The second painting is ‘The Light of the World‘, by Hunt (1851) which is one of the most seen paintings in the world for it did a tour, mainly in the USA and it was seen more than 7,000,000 times.  Hunt painted it at night time, the character is Jesus again. Hunt was doing here an experiment, looking for the spiritual in man. The contrast between light and shadow echoes the one about life and death. Also, the pattern on the lamp are a crescent moon: Hunt’s aim was to show that there are no main differences between religions: we are all vulnerable.

Hunt painted this a second time in 1900 but changed the light and the pattern on the lamp.

The third painting is ‘The Beloved‘ (1865-66) by Rosetti which gives us a whole spectrum of female beauty. The central figure (Marie Ford) has a very Anglo-Saxon complexion, around her we have figures of darkened hair and complexion and in the back an Indian-looking figure. In the foreground, there is a black African female which represents the enslaved people; a big issue and symbol as it echoes slavery in the USA at tihe time and the Civil War.

In the late 19th century, book illustration increased and Millais, Hunt and Rosetti worked together on Tennyson’s poem. I chose here to speak about ‘The Palace of Art‘, by Millais  which illustrates the following lines:

“or in a clear wall’d city on the sea

Neon gilded organ-pipes, her hair

Wound with white roses, slept St. Cecily;

An angel look’d at her.”

On the engraving, the angel is more than looking to Cecily, he is bending to her as if to kiss her. The work on details is also fantastic: we can see a soldier eating an apple and holding a spire, the city on the background and the delicate style of Millais. Though this is a black and white illustration, the contrast between light and shade creates an illusion of colour. Using such strategies: romanticizing the scene and using delicate lines, Millais was very clever: he appealled to the main audience of illustrated books: women.

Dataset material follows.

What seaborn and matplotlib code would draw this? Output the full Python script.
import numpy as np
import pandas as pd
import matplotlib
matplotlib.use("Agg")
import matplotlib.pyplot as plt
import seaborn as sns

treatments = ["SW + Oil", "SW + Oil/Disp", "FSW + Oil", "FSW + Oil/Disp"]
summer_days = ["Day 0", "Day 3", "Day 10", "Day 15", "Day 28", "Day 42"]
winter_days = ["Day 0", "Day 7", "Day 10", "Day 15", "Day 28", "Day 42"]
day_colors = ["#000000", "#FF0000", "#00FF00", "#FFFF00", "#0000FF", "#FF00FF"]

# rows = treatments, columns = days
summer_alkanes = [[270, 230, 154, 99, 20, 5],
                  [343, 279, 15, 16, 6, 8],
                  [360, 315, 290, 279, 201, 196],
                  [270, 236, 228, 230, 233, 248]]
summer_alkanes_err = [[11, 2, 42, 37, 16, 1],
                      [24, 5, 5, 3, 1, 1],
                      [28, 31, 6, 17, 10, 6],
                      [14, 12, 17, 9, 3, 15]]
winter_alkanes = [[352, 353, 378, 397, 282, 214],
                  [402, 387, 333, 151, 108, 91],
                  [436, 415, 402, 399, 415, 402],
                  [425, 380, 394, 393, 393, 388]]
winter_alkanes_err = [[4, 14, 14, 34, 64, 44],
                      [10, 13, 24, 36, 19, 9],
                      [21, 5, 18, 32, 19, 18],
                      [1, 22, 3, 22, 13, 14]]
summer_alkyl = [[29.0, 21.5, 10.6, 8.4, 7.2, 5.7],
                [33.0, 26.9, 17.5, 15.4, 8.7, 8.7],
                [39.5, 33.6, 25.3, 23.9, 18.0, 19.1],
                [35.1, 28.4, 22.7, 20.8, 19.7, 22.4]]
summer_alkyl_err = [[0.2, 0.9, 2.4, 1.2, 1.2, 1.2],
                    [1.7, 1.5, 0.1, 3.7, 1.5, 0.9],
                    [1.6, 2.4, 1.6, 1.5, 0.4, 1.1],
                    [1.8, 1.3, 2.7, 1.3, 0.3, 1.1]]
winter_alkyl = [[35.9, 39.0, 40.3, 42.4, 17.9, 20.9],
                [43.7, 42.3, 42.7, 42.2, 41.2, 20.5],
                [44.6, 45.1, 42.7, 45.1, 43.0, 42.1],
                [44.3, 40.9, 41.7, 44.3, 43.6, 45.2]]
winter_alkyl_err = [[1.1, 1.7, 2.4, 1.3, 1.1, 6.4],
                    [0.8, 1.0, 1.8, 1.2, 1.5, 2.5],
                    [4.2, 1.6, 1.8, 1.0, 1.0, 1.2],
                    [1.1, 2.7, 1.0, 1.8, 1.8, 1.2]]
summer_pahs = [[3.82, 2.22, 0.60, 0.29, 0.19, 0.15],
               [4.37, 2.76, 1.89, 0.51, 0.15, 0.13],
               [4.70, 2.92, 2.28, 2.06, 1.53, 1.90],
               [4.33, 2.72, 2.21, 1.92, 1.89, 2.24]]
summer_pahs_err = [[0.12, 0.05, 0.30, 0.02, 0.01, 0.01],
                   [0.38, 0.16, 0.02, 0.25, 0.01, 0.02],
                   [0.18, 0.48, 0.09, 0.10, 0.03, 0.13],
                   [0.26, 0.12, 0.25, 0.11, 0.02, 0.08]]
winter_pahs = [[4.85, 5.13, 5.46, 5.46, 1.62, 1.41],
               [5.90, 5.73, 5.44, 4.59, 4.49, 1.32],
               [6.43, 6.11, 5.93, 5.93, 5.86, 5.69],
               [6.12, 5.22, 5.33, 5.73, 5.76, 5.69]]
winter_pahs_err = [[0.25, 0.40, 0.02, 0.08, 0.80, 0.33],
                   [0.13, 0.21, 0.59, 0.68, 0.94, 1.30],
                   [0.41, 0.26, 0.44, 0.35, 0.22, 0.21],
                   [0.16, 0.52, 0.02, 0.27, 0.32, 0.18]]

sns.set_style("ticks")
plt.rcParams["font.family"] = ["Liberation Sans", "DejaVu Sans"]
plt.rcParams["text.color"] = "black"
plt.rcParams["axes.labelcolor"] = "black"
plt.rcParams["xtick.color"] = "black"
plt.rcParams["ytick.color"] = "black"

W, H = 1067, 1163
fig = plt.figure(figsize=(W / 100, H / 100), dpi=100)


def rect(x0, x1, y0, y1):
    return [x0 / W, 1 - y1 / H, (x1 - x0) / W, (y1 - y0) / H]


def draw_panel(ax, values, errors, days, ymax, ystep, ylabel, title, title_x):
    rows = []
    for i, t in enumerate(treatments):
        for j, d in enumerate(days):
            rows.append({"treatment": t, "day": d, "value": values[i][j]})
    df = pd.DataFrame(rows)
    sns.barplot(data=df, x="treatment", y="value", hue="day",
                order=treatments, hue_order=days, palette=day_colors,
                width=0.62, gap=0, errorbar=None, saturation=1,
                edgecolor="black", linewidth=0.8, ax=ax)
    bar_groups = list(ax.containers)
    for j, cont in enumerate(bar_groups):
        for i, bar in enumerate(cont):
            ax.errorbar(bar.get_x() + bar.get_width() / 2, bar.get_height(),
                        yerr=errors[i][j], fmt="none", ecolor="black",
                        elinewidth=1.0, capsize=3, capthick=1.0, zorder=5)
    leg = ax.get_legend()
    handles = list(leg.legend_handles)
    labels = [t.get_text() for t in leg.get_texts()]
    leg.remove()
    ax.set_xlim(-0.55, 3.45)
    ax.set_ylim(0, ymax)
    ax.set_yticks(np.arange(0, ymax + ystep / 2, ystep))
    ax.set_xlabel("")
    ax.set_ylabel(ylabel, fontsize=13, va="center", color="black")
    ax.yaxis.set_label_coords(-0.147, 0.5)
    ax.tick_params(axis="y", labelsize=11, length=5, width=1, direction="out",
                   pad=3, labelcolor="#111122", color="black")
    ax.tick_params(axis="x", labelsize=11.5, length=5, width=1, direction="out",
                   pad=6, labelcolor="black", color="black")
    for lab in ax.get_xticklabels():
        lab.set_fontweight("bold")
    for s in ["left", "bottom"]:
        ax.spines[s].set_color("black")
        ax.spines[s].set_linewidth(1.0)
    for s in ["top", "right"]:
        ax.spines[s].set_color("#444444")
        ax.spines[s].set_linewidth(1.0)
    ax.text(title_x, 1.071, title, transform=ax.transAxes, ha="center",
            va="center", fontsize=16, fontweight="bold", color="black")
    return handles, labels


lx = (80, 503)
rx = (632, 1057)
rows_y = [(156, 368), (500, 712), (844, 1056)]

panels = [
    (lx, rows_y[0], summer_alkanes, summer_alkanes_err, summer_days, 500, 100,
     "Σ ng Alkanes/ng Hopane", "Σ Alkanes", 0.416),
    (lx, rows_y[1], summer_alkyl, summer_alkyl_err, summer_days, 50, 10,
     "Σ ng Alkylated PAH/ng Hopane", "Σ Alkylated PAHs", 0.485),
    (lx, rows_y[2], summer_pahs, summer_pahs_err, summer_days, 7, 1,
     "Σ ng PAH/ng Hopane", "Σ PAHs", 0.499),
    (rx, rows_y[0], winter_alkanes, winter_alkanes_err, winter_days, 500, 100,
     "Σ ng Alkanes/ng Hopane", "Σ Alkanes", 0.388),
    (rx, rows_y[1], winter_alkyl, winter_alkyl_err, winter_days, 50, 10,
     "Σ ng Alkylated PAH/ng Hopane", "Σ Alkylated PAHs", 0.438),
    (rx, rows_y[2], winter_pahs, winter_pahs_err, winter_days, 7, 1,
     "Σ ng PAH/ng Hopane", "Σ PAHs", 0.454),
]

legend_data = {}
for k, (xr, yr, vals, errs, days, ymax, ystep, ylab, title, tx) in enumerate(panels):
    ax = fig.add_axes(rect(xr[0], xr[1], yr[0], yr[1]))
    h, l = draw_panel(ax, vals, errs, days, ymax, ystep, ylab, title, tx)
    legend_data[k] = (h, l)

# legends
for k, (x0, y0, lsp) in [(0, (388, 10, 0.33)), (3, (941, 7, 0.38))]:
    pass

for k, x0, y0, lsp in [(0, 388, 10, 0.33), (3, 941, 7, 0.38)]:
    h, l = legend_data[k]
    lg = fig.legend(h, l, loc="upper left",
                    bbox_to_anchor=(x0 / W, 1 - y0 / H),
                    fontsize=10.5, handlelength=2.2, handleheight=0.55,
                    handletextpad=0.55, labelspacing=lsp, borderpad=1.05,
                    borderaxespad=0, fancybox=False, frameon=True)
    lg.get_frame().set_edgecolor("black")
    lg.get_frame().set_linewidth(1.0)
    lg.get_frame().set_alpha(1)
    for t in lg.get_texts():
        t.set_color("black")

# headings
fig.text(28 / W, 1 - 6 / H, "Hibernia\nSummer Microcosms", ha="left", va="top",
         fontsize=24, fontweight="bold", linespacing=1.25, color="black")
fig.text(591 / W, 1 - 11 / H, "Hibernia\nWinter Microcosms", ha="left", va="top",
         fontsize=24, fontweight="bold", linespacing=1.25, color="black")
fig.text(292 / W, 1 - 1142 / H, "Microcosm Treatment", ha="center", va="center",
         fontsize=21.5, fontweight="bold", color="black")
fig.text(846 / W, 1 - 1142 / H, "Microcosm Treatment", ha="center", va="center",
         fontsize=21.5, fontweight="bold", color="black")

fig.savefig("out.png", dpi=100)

Another great tendency to show realism in depicting children too: not to make them smile when they are not for example.

In Cherry Ripe, Millais (1879) is rewriting Sir Reynolds’ ‘Miss Boothby‘ but really puts the emphasis on cuteness: exaggerating the size of her head to her body, her hat, she has no neck, her toes are turned inwards slightly one to the other which is clearly how children sit. She is trying to pose while acting as a lady having her hand clasped on her nap.

Bubbles, is a very personal image for it shows Millais’s grandchild sitting on a log, blowing on bubbles. He is meditating on the bubbles which can burst at any moment: this is a metaphor for the temporary nature of life and human beings: memento mori. The painting was later used as an ad for Pears soup. And Millais, who was loved by his public, loved the idea and thought it was a good way to educate the masses to art. In this way, can he be seen as Warhol’s precursor? Bubbles became the symbol of the commercialization of art in the 19th century.

Therefore, the Pre-Raphaelites were modern in their way to build their art, but also by their knowledge that they could commercialize their art: they were aware of the commercial potential of their art and it continued to be exploited today (Millais’ Ophelia is the best-seller postal card at the Tate Britain). Also, their lives continue to fascinate: Rosetti ended recluse and lost on drugs and women; Millais sold out and became part of the establishment: he was elected President of the Royal Academy.